On the other hand, it has been reported that Mukesh Ambani’s new 27-storey residence ‘Antilia’ in Mumbai, built at a cost of Rs 9,000 crore, is provided 60 lakh litres of water per month! While most of the state is in darkness due to power load-shedding (which is itself a direct result of the power privatisation policy of the ruling classes that led to the Enron fiasco, and is now being compounded by the Jaitapur nuclear power project drive), the monthly electricity bill of this modern-day Ambani palace is to the tune of Rs 70 lakh! This is only one instance amongst many in Mumbai.
The CPI(M) Maharashtra state committee, which met on April 29, decided to launch an independent struggle on the issue of drought with two objectives in mind. The first was, of course, to ensure that immediate relief in the form of drinking water, employment, ration grain and fodder reached the people and their cattle. Towards this end, a charter of demands was prepared by the state committee. The second was to highlight the bankrupt ruling class policies briefly outlined above that had led to plunging the state in a chronic drought situation over the last several decades.

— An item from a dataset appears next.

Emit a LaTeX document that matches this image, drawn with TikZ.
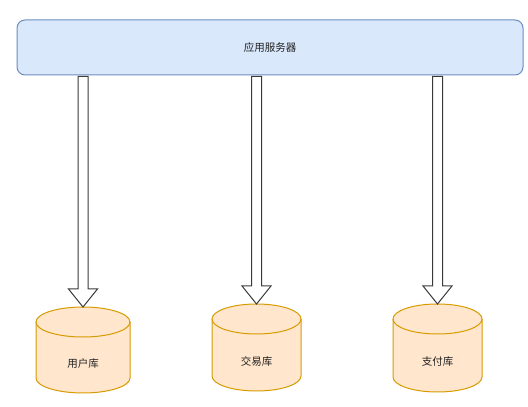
\documentclass[tikz,border=0pt]{standalone}
\usepackage{fontspec}
\newfontfamily\cjk{Noto Sans CJK SC}
\usetikzlibrary{calc}
\definecolor{appfill}{HTML}{DAE8FC}
\definecolor{appline}{HTML}{6C8EBF}
\definecolor{dbfillc}{HTML}{FFE6CC}
\definecolor{dbline}{HTML}{D79B00}
\definecolor{arrline}{HTML}{3A3A3A}
\definecolor{txt}{HTML}{222222}
\tikzset{
  appbox/.style={draw=appline, fill=appfill, line width=1pt, rounded corners=8pt,
    minimum width=506pt, minimum height=55pt, inner sep=0pt,
    font=\cjk\fontsize{10.5}{12}\selectfont, text=txt},
  dbshape/.style={draw=dbline, fill=dbfillc, line width=1pt},
  dbtext/.style={inner sep=0pt, font=\cjk\fontsize{10.5}{12}\selectfont, text=txt},
  hollowarrow/.style={draw=arrline, fill=white, line width=1pt, line join=miter},
}
% name, cx, top, bottom, width, text
\newcommand\mydbcyl[6]{%
  \coordinate (#1-top) at (#2,#3);
  \path[dbshape] (#2-#5/2,#3-15) -- (#2-#5/2,#4+15)
     arc[start angle=180,end angle=360,x radius=#5/2,y radius=15]
     -- (#2+#5/2,#3-15)
     arc[start angle=0,end angle=180,x radius=#5/2,y radius=15] -- cycle;
  \draw[dbshape, fill=none] (#2-#5/2,#3-15)
     arc[start angle=180,end angle=360,x radius=#5/2,y radius=15];
  \node[dbtext] (#1) at (#2,{(#3-30+#4)/2+1.5}) {#6};
}
% start coordinate, tip coordinate
\newcommand\myhollowarrow[2]{%
  \draw[hollowarrow] ($(#1)+(-5,0)$) -- ($(#2)+(-5,18)$) -- ($(#2)+(-14.5,18)$)
    -- (#2) -- ($(#2)+(14.5,18)$) -- ($(#2)+(5,18)$) -- ($(#1)+(5,0)$) -- cycle;
}
\begin{document}
\begin{tikzpicture}[x=1pt,y=1pt]
\useasboundingbox (0,0) rectangle (528,407);
\node[appbox] (app) at (270,359.5) {应用服务器};
\mydbcyl{db1}{83}{100}{14}{94}{用户库}
\mydbcyl{db2}{256.5}{103}{16}{89}{交易库}
\mydbcyl{db3}{437.5}{103}{15}{89}{支付库}
\coordinate (s1) at ($(app.south -| db1-top)+(0,-1)$);
\coordinate (s2) at ($(app.south -| db2-top)+(0,-1)$);
\coordinate (s3) at ($(app.south -| db3-top)+(0,-1)$);
\myhollowarrow{s1}{db1-top}
\myhollowarrow{s2}{db2-top}
\myhollowarrow{s3}{db3-top}
\end{tikzpicture}
\end{document}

The two districts where the biggest mass actions were held were Thane and Nashik districts. Over 12,000 people stormed seven tehsil offices in Thane district and over 11,000 people stormed nine tehsil offices in Nashik district. In Thane district, the people gheraoed government offices in four tehsil centres and did not move until the authorities gave written assurances on their demands. At Igatpuri in Nashik district, over 500 people blocked the Mumbai-Agra National Highway.
In the Akole tehsil of Ahmednagar district, which hosted the Party state conference in March, over 3,000 people were mobilised in several village level actions. In the South Solapur tehsil of Solapur district, over 2000 people led a road blockade. In Parbhani district, a 1500-strong demonstration marched to the district collectorate. In Hatkanangale in Kolhapur district, a 1000-strong demonstration was held. In Nandurbar district, road blockades were organised in four tehsils, and nearly 400 people were arrested.
Similar actions took place in districts like Nanded, Beed, Jalna, Aurangabad, Hingoli, Amravati, Buldana, Jalgaon, Satara, Sangli and Raigad districts. Special mention must be made of demonstrations held by the Party in the urban centres like Mumbai, Nashik, Jalna and Aurangabad, where the working class raised the demand of the peasantry for drought relief. The actions in Solapur, Kolhapur and Parbhani districts also mobilised the working class along with the peasantry. In Pune, a Convention on Water was organised by left and secular parties.
All these mass actions succeeded in wresting concessions and immediate action from the government authorities for drought relief. Most of these actions were well covered by both print and electronic media, some of whom reported that it was only the CPI(M) among all other political parties in the state that took up concerted cudgels against the severe drought situation in the state.